Still stuck at home… possibly for good now… I can still share memories and previous visits to places that have special meaning for me. Some, like Brimham, were magical, both in their own right and to the eyes of the child who wandered between the rocks…
When I was a child I was taken to a magical landscape… one of many my parents and grandparents shared with me; gifts I loved then, but have only fully learned to appreciate now, when I realise how lucky I was. Raised in the city for most of my childhood, I might have known only the pollution stunted trees or the green regiments of parks, instead I learned to love the forests that whisper secrets from hoary, moss-grown bark and the thick undergrowth where enchantment awaits.
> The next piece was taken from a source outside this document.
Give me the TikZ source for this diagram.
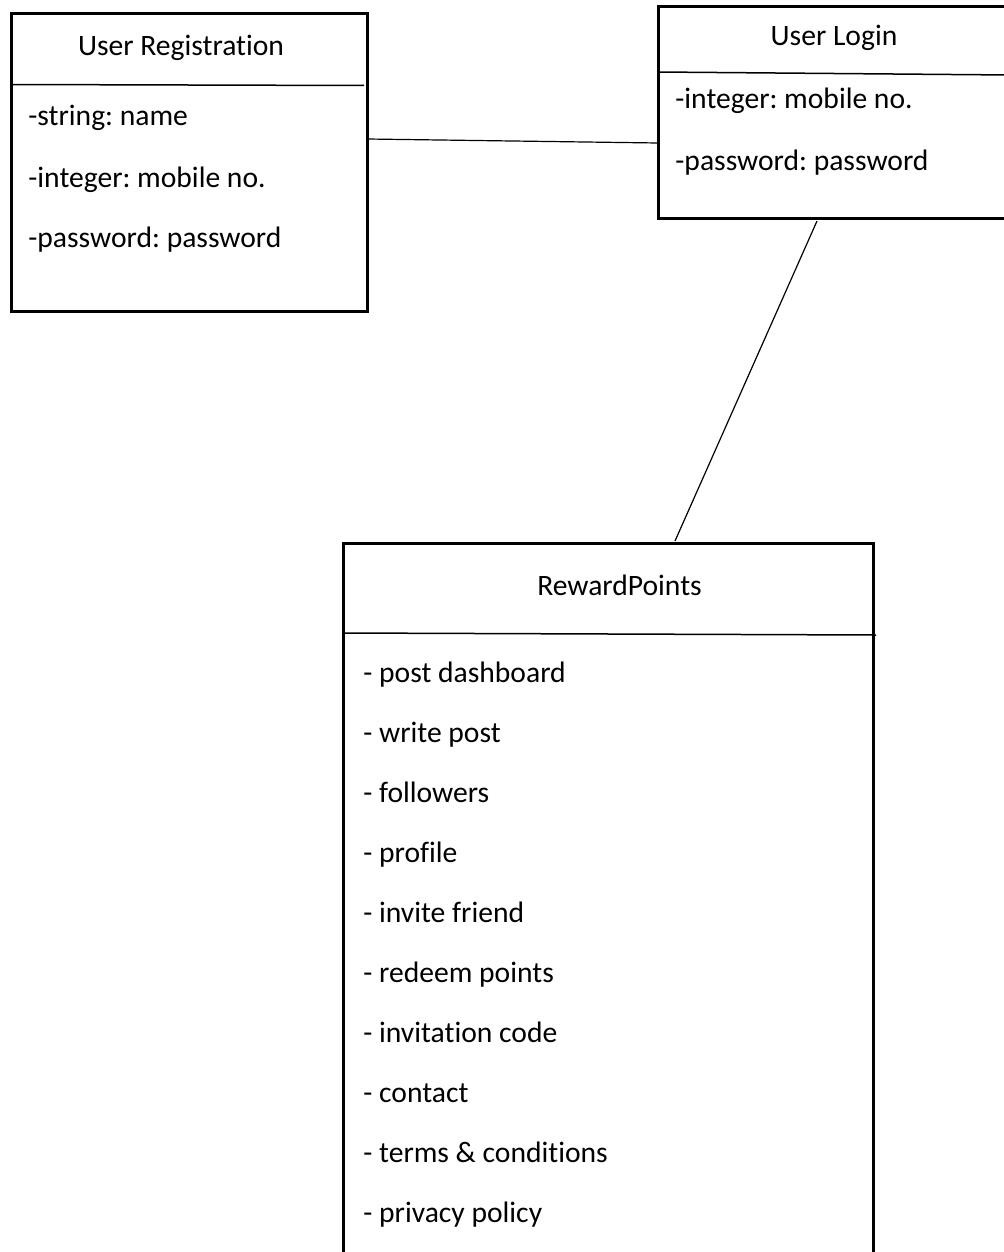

They read me books and wrote me stories… any tree could be the Faraway Tree, and Seelie, the water-fairy, might wait in any stream.
One of the places they took me was a stretch of moor in Nidderdale where the rock formations take on fantastic shapes and boulders are precariously balanced at heights of over a hundred feet. To those who know similar landscapes on the grander scale, this may seem paltry, but in Yorkshire, the whole place seems incredible… an alien landscape.
There seems little to be found on the physical archaeology of the place to the casual seeker, but that matters little. The surrounding area is rich in the memories of our ancestors, with circles, cairns and standing stones and Brimham Rocks standing high on the moor and offering an unparalleled view across the dales, could not have been ignored.
If it looks alien and fantastic to our eyes, with strange faces, monstrous forms and simulacra in every rock, how much more so must it have seemed to those who lived the land and held it sacred? Four hundred acres of these contorted and flowing shapes rise from the heather … dancing bears, sphinxes, huge heads and narrow tunnels…. Great boulders poised on cliff tops… or upon mere pebbles, it seems, defying gravity, balanced impossibly… Even we, accustomed to the world in all its richness of landscape through visual media, cannot help but be as awed as children as we approach the rocks.
Then there are the acoustics… a very peculiar quality of echo. It is said in local folklore that the stones whisper secrets from their soul. Legends tell, inevitably of the Druids and although that may be a bit of Victorian romance I cannot but think this place would have been held sacred by the Old Ones.
There is a wishing stone where you place the fingers of your right hand in the hollowed rock. There is a place where the echoes are named the Son of the Rocks and were venerated as an oracle. And, of course the rocking stone here too could only be moved by an honest man, just as at Ilkley. No folk history of such a place would be complete without a love story and Lover’s Rock reminds us of the young couple whose love was forbidden. Choosing to enter death together, rather than live apart, they leaped from the rock, only to be lifted up into the air. The father, who witnessed this miracle, gave his consent and the two were wed, leaving their story in the stones.
For me another ghost remains there… a small child who saw wood sprites and water fairies still wanders there, laughing in delight, her toes stained from the heather and sunlight making a halo of unruly golden curls around the small head.